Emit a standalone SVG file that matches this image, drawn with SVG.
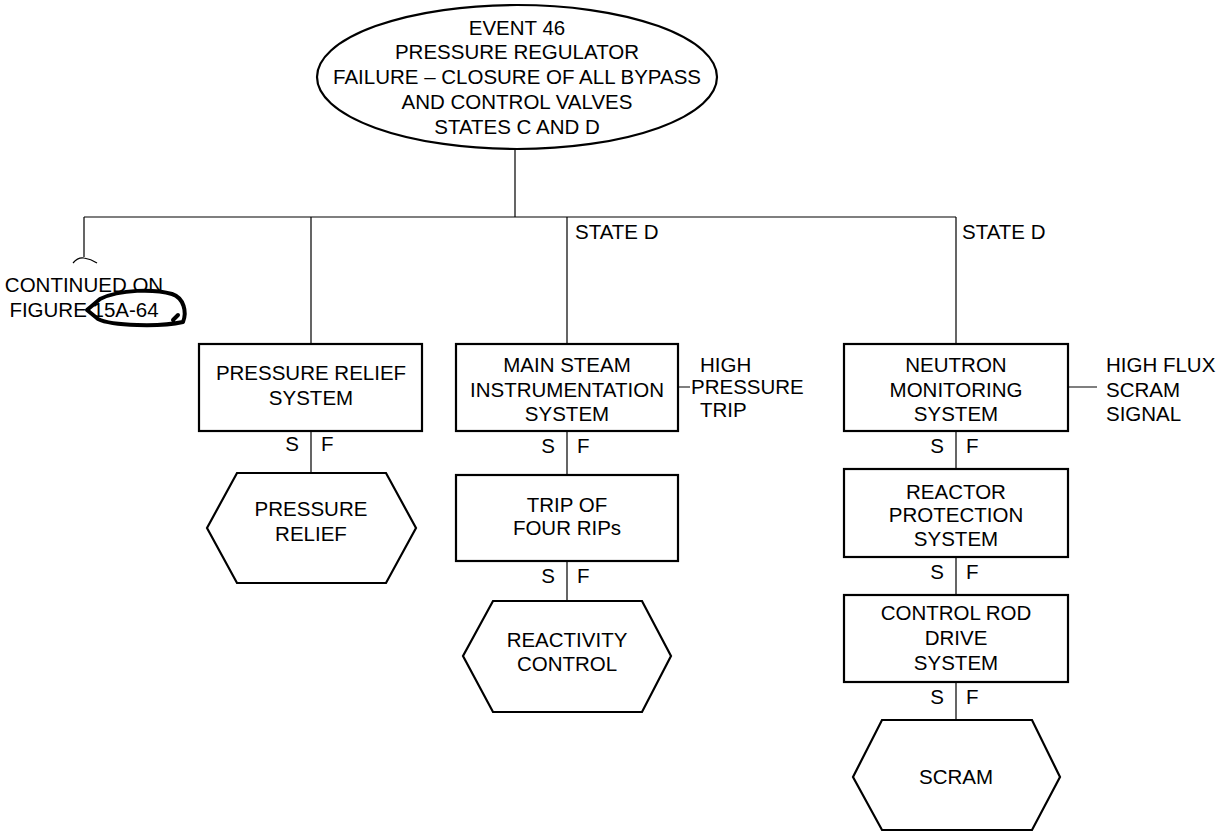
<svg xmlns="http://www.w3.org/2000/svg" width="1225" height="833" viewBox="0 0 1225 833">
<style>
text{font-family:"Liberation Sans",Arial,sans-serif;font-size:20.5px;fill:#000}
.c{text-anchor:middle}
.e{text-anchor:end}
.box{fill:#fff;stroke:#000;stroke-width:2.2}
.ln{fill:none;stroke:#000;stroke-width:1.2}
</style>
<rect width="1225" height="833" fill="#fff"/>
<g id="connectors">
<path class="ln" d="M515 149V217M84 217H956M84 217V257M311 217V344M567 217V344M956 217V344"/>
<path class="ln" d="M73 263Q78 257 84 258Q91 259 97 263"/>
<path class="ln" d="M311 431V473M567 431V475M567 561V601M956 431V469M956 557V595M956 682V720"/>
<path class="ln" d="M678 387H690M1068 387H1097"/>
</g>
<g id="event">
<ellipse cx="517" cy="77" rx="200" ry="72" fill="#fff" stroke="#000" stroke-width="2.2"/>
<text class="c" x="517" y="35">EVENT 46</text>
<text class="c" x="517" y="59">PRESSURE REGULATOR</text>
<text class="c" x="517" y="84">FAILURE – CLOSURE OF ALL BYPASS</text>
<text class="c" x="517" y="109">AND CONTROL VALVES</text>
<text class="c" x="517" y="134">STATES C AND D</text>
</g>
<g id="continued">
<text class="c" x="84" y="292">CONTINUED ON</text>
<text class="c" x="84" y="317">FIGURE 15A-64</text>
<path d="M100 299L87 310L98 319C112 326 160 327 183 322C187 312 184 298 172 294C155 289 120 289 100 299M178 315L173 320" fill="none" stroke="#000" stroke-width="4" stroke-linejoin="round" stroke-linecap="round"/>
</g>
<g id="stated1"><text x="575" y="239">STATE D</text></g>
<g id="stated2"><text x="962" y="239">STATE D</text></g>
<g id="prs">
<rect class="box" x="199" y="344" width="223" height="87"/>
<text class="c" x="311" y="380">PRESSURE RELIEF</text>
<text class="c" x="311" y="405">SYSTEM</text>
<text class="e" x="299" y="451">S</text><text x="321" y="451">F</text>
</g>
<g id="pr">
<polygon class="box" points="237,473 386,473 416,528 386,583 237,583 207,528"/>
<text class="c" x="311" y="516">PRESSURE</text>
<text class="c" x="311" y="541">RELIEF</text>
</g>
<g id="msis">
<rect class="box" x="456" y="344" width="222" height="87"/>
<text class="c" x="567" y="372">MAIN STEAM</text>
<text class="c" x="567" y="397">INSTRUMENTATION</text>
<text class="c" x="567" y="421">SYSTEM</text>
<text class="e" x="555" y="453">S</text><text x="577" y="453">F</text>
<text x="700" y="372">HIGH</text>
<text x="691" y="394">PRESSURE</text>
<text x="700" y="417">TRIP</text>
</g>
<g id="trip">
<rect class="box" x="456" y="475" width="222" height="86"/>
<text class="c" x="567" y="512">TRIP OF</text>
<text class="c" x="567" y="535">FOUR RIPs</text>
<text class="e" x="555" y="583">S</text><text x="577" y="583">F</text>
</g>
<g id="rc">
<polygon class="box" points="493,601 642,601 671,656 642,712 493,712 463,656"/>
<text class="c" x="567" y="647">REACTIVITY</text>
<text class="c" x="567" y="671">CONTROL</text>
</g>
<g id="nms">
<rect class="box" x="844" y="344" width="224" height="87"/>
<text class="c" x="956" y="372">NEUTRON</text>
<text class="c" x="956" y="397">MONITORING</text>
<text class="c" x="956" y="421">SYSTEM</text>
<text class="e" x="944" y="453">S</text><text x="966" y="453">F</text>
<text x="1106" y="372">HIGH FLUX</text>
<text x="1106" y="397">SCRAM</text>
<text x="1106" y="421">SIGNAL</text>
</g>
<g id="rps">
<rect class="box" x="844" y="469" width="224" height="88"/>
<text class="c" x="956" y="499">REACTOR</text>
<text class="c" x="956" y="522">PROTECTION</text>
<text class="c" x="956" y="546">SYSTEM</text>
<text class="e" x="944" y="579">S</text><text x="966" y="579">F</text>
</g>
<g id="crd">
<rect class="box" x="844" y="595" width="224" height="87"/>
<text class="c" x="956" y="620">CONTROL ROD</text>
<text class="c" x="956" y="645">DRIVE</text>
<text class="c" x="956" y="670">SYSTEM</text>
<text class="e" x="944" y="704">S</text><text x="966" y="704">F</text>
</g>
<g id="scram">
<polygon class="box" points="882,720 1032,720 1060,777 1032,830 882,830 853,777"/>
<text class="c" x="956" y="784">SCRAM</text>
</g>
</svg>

• • • •

- **Job**:
Make an exact copy of all the material, but keep the pictures out of it.

- **Finished answer**:
Emit a standalone SVG file that matches this image, drawn with SVG.
<svg xmlns="http://www.w3.org/2000/svg" width="1225" height="833" viewBox="0 0 1225 833">
<style>
text{font-family:"Liberation Sans",Arial,sans-serif;font-size:20.5px;fill:#000}
.c{text-anchor:middle}
.e{text-anchor:end}
.box{fill:#fff;stroke:#000;stroke-width:2.2}
.ln{fill:none;stroke:#000;stroke-width:1.2}
</style>
<rect width="1225" height="833" fill="#fff"/>
<g id="connectors">
<path class="ln" d="M515 149V217M84 217H956M84 217V257M311 217V344M567 217V344M956 217V344"/>
<path class="ln" d="M73 263Q78 257 84 258Q91 259 97 263"/>
<path class="ln" d="M311 431V473M567 431V475M567 561V601M956 431V469M956 557V595M956 682V720"/>
<path class="ln" d="M678 387H690M1068 387H1097"/>
</g>
<g id="event">
<ellipse cx="517" cy="77" rx="200" ry="72" fill="#fff" stroke="#000" stroke-width="2.2"/>
<text class="c" x="517" y="35">EVENT 46</text>
<text class="c" x="517" y="59">PRESSURE REGULATOR</text>
<text class="c" x="517" y="84">FAILURE – CLOSURE OF ALL BYPASS</text>
<text class="c" x="517" y="109">AND CONTROL VALVES</text>
<text class="c" x="517" y="134">STATES C AND D</text>
</g>
<g id="continued">
<text class="c" x="84" y="292">CONTINUED ON</text>
<text class="c" x="84" y="317">FIGURE 15A-64</text>
<path d="M100 299L87 310L98 319C112 326 160 327 183 322C187 312 184 298 172 294C155 289 120 289 100 299M178 315L173 320" fill="none" stroke="#000" stroke-width="4" stroke-linejoin="round" stroke-linecap="round"/>
</g>
<g id="stated1"><text x="575" y="239">STATE D</text></g>
<g id="stated2"><text x="962" y="239">STATE D</text></g>
<g id="prs">
<rect class="box" x="199" y="344" width="223" height="87"/>
<text class="c" x="311" y="380">PRESSURE RELIEF</text>
<text class="c" x="311" y="405">SYSTEM</text>
<text class="e" x="299" y="451">S</text><text x="321" y="451">F</text>
</g>
<g id="pr">
<polygon class="box" points="237,473 386,473 416,528 386,583 237,583 207,528"/>
<text class="c" x="311" y="516">PRESSURE</text>
<text class="c" x="311" y="541">RELIEF</text>
</g>
<g id="msis">
<rect class="box" x="456" y="344" width="222" height="87"/>
<text class="c" x="567" y="372">MAIN STEAM</text>
<text class="c" x="567" y="397">INSTRUMENTATION</text>
<text class="c" x="567" y="421">SYSTEM</text>
<text class="e" x="555" y="453">S</text><text x="577" y="453">F</text>
<text x="700" y="372">HIGH</text>
<text x="691" y="394">PRESSURE</text>
<text x="700" y="417">TRIP</text>
</g>
<g id="trip">
<rect class="box" x="456" y="475" width="222" height="86"/>
<text class="c" x="567" y="512">TRIP OF</text>
<text class="c" x="567" y="535">FOUR RIPs</text>
<text class="e" x="555" y="583">S</text><text x="577" y="583">F</text>
</g>
<g id="rc">
<polygon class="box" points="493,601 642,601 671,656 642,712 493,712 463,656"/>
<text class="c" x="567" y="647">REACTIVITY</text>
<text class="c" x="567" y="671">CONTROL</text>
</g>
<g id="nms">
<rect class="box" x="844" y="344" width="224" height="87"/>
<text class="c" x="956" y="372">NEUTRON</text>
<text class="c" x="956" y="397">MONITORING</text>
<text class="c" x="956" y="421">SYSTEM</text>
<text class="e" x="944" y="453">S</text><text x="966" y="453">F</text>
<text x="1106" y="372">HIGH FLUX</text>
<text x="1106" y="397">SCRAM</text>
<text x="1106" y="421">SIGNAL</text>
</g>
<g id="rps">
<rect class="box" x="844" y="469" width="224" height="88"/>
<text class="c" x="956" y="499">REACTOR</text>
<text class="c" x="956" y="522">PROTECTION</text>
<text class="c" x="956" y="546">SYSTEM</text>
<text class="e" x="944" y="579">S</text><text x="966" y="579">F</text>
</g>
<g id="crd">
<rect class="box" x="844" y="595" width="224" height="87"/>
<text class="c" x="956" y="620">CONTROL ROD</text>
<text class="c" x="956" y="645">DRIVE</text>
<text class="c" x="956" y="670">SYSTEM</text>
<text class="e" x="944" y="704">S</text><text x="966" y="704">F</text>
</g>
<g id="scram">
<polygon class="box" points="882,720 1032,720 1060,777 1032,830 882,830 853,777"/>
<text class="c" x="956" y="784">SCRAM</text>
</g>
</svg>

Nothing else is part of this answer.